Davis and our blundering Foreign Office

Fact is that Raymon­d Davis is a ‘diplom­at’ and hence entitl­ed to diplom­atic immuni­ty.

The Foreign Office’s (FO) pathetic attempts to find a policy are, once again, on display in the case of Raymond Davis. Watching it perform is like watching a third-rate review in some backstreet theatre where performers appear in various guises and dance, with despairing vigour, the same old jig (of evading facts and keeping quiet when they need to speak up).

It beggars the imagination that the FO does not know whether a member of a foreign mission is a diplomat or not. Actually it knows, but the man who heads the show will sing you any song that you want him to sing. His short-sighted policy — not to confront reality for the sake of cheap popularity — is the very nature of this government. Time and again we have seen how it bends to ‘lick its own spit’ because reality is unavoidable, which is what will eventually happen in this case.

The fact of the matter is that Raymond Davis is, by the reckoning of most neutral observers, a ‘diplomat’ for the purposes of Article 38 of the Vienna Convention and hence entitled to diplomatic immunity. No court needs to decide that, only the Foreign Office does, because his status is a question, not of law, but of fact, and by refusing to do so the FO has landed the government in a far greater mess than it would have been in had it alluded to international law and said that, given the circumstances, it was helpless. Our politicos, too, would have had to lump it. Because what is likely to happen is that either the US shuts shop and stops dealing with Pakistan or, alternatively, informs Pakistan that the immunity of its diplomats in the US will be withdrawn. Of course, for good measure, it can stop issuing visas for the 1,800 or so diplomatic and official Pakistani passport holders who travel to the US annually.


There are many other courses of action open to the US, and for that matter to Pakistan, to demonstrate their respective displeasure, but what is clear is that the former would have to react in some manner or lose face to an extent that would be insufferable and, frankly, counterproductive.

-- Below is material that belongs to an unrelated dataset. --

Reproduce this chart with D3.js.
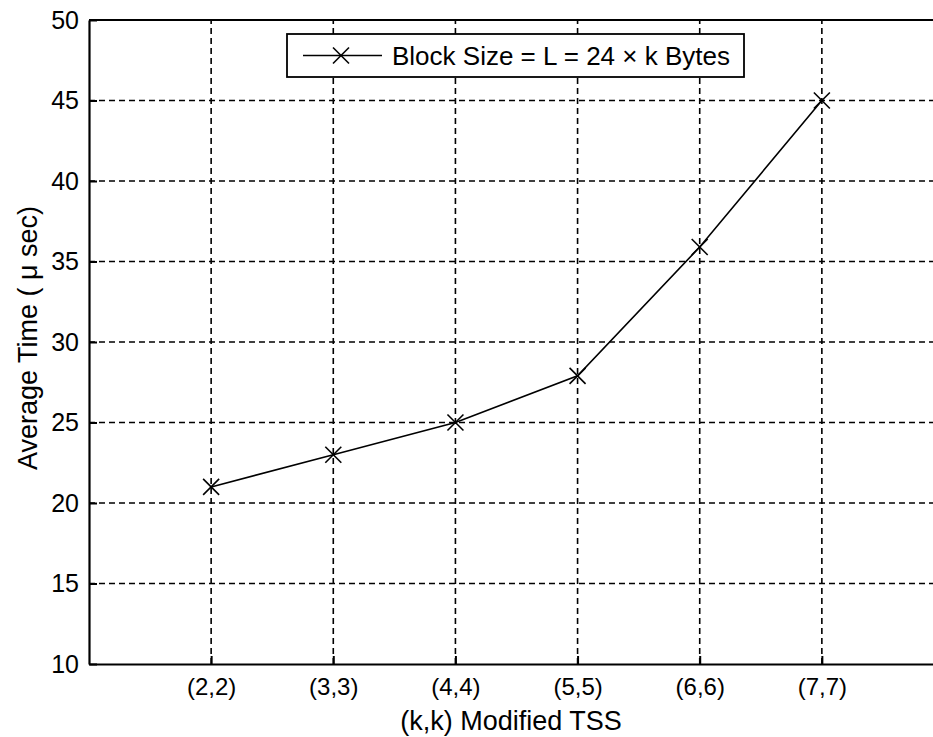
<!DOCTYPE html>
<html>
<head>
<meta charset="utf-8">
<script src="https://cdn.jsdelivr.net/npm/d3@7/dist/d3.min.js"></script>
<style>
  html, body { margin: 0; padding: 0; background: #fff; }
  svg { display: block; }
  text { font-family: "Liberation Sans", Arial, Helvetica, sans-serif; fill: #000; }
</style>
</head>
<body>
<svg id="chart" width="933" height="737"></svg>
<script>
// ---- data ----
const categories = ["(2,2)", "(3,3)", "(4,4)", "(5,5)", "(6,6)", "(7,7)"];
const kValues = [2, 3, 4, 5, 6, 7];
const avgTime = [21.0, 23.0, 25.0, 27.9, 35.9, 45.0];
const yTicks = [10, 15, 20, 25, 30, 35, 40, 45, 50];
const seriesName = "Block Size = L = 24 \u00d7 k Bytes";
const xLabel = "(k,k) Modified TSS";
const yLabel = "Average Time ( \u03bc sec)";

(function () {
// ---- layout ----
const svg = d3.select("#chart");
const pL = 89, pR = 944, pT = 20, pB = 664;
const x = d3.scaleLinear().domain([1, 8]).range([pL, pR]);
const y = d3.scaleLinear().domain([10, 50]).range([pB, pT]);

const fs = 24;

// grid lines
const grid = svg.append("g")
  .attr("stroke", "#000").attr("stroke-width", 1.6)
  .attr("stroke-dasharray", "6,4");
grid.selectAll("line.v").data(kValues).enter().append("line")
  .attr("x1", d => x(d)).attr("x2", d => x(d))
  .attr("y1", y(10)).attr("y2", y(50));
grid.selectAll("line.h").data(yTicks.filter(t => t > 10 && t < 50)).enter().append("line")
  .attr("y1", d => y(d)).attr("y2", d => y(d))
  .attr("x1", x(1)).attr("x2", x(8));

// axes (box)
const xAxis = d3.axisBottom(x).tickValues(kValues)
  .tickFormat((d, i) => categories[i]).tickSizeInner(-8).tickSizeOuter(0).tickPadding(14);
const gx = svg.append("g").attr("transform", `translate(0,${pB})`).call(xAxis);
gx.select(".domain").attr("stroke-width", 2.2);
gx.selectAll(".tick line").attr("stroke-width", 2);
gx.selectAll("text").attr("font-size", fs).attr("font-family", null);

const yAxis = d3.axisLeft(y).tickValues(yTicks).tickSizeInner(-8).tickSizeOuter(0).tickPadding(10);
const gy = svg.append("g").attr("transform", `translate(${pL},0)`).call(yAxis);
gy.select(".domain").attr("stroke-width", 2.2);
gy.selectAll(".tick line").attr("stroke-width", 2);
gy.selectAll("text").attr("font-size", 25).attr("font-family", null);

// top border
svg.append("line").attr("x1", pL).attr("x2", pR).attr("y1", pT).attr("y2", pT)
  .attr("stroke", "#000").attr("stroke-width", 2.2);

// series line
const pts = kValues.map((k, i) => [k, avgTime[i]]);
svg.append("path").datum(pts)
  .attr("fill", "none").attr("stroke", "#000").attr("stroke-width", 1.6)
  .attr("d", d3.line().x(d => x(d[0])).y(d => y(d[1])));

// markers
const m = 8;
function cross(g, cx, cy) {
  g.append("line").attr("x1", cx - m).attr("y1", cy - m).attr("x2", cx + m).attr("y2", cy + m);
  g.append("line").attr("x1", cx - m).attr("y1", cy + m).attr("x2", cx + m).attr("y2", cy - m);
}
const mk = svg.append("g").attr("stroke", "#000").attr("stroke-width", 1.6);
pts.forEach(d => cross(mk, x(d[0]), y(d[1])));

// legend
const lg = svg.append("g");
lg.append("rect").attr("x", 287).attr("y", 34).attr("width", 457).attr("height", 43)
  .attr("fill", "#fff").attr("stroke", "#000").attr("stroke-width", 1.8);
lg.append("line").attr("x1", 303).attr("x2", 382).attr("y1", 55.5).attr("y2", 55.5)
  .attr("stroke", "#000").attr("stroke-width", 1.6);
const lgm = lg.append("g").attr("stroke", "#000").attr("stroke-width", 1.6);
cross(lgm, 341, 55.5);
lg.append("text").attr("x", 392).attr("y", 65).attr("font-size", 26).text(seriesName);

// axis labels
svg.append("text").attr("x", 511).attr("y", 730).attr("text-anchor", "middle")
  .attr("font-size", 27).text(xLabel);
svg.append("text").attr("transform", "translate(37,338) rotate(-90)")
  .attr("text-anchor", "middle").attr("font-size", 27).text(yLabel);
})();
</script>
</body>
</html>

Besides, Congress would step in somewhere down the line to further muddy the waters if Washington does not react strongly.

Of course, it is lamentable that nations lie and dissemble, and want gunmen and sleuths to be treated on par with diplomats in order to enable them to claim immunity from prosecution. But then, welcome to the real world. Lest we think we are any better, we have several Raymond Davis types in our missions abroad, trying to collect the same kind of information that he was. And, now and then, they too get caught and end up being repatriated, albeit without anyone being any the wiser.

The court would do us all a favour by insisting that the Foreign Office determine whether Raymond Davis has immunity, rather than to let the government off the hook by coming to the same decision itself after proceedings, during which our relations with the US will be greatly strained. Of course, there is no reason why we should not take on the US, but surely when international law is on our side, not merely to court cheap popularity. Meanwhile, all should focus on getting maximum compensation for the families of those killed by Davis.

Published in The Express Tribune, February 4th, 2011.